Some elements of the divide are already present. The Conservatives are committed to a low-tax, deregulated economy with public spending below 40 per cent of GDP. With that goes increased reliance on means-tested benefits for the unemployed and private provision above the basic state pension. Labour, by contrast, supports the EU Social Chapter, a minimum wage, a training levy on employers, new rights for the young to learn while on benefit, and, possibly, a guaranteed minimum pension.

But it is with Field's ideas - not yet adopted by Labour - that the division could become stark. Field's view is the conventional one that the electorate will no longer vote for high levels of taxation to fund welfare, and that a benefit system which encourages high levels of unemployment must be reformed. His proposals include setting up twin corporations, one to run and oversee second pensions - which might be provided by friendly societies, trade unions and the private sector as well as by the corporation itself - and the other to rebuild social insurance against unemployment, and for long-term care. A key aim of the second corporation would be to reduce reliance on means-tested benefits.

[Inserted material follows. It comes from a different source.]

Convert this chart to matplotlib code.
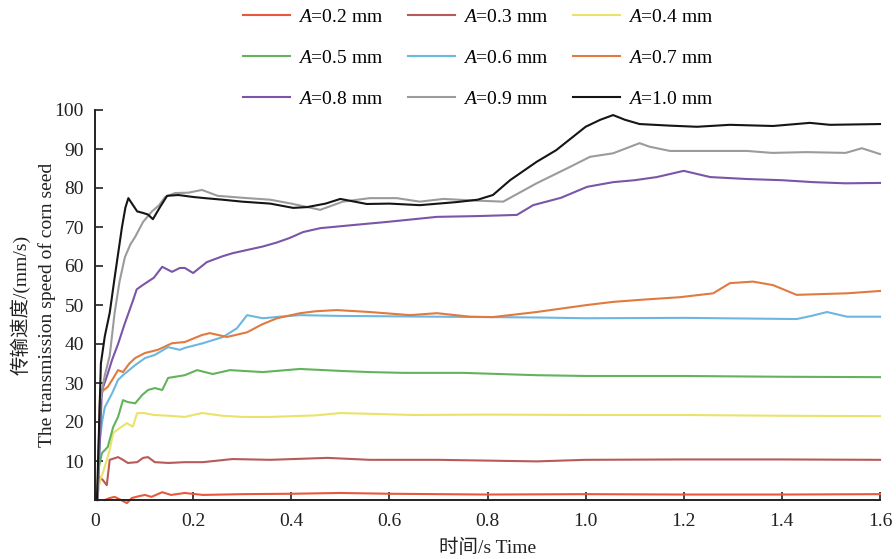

Both would involve compulsory contributions from employers and employees, independent of the Government, whose role would be limited to a veto on contribution rates - and paying in contributions for the unemployed and perhaps the very low-paid. Individuals would own their own accounts, becoming individual stakeholders.

The redistribution in the system would be overt - from the payments the Government made for those who could not contribute themselves - rather than hidden in the tax and national insurance contributions. This might cut taxes. But it would involve compulsory, and possibly large, contributions to the new funds which employers and employees might see as a tax by another name.

In a stakeholder's economy, individuals and companies would be compelled to make greater collective provision, while the Conservative routeleaves companies with fewer duties and marries increasing reliance on means- tested benefits with tax incentives.

Field's package includes a transformation of social security offices so that they become job-search and training agencies, not merely payers of benefit, linked to a draconian anti-fraud regime, but while Labour's ideas imply a much bigger welfare-to-work programme, the difference at present is in part one of degree.

The Government already has a dozen small-scale schemes and pilot programmes which subsidise employees into work - on top of the rapidly growing Family Credit which benefits 600,000 families at a cost of more than pounds 1.5bn. Labour's present commitment to expand on that is limited to its one-off windfall tax on utilities - a measure which it is not clear would have a lasting impact on the benefit bill.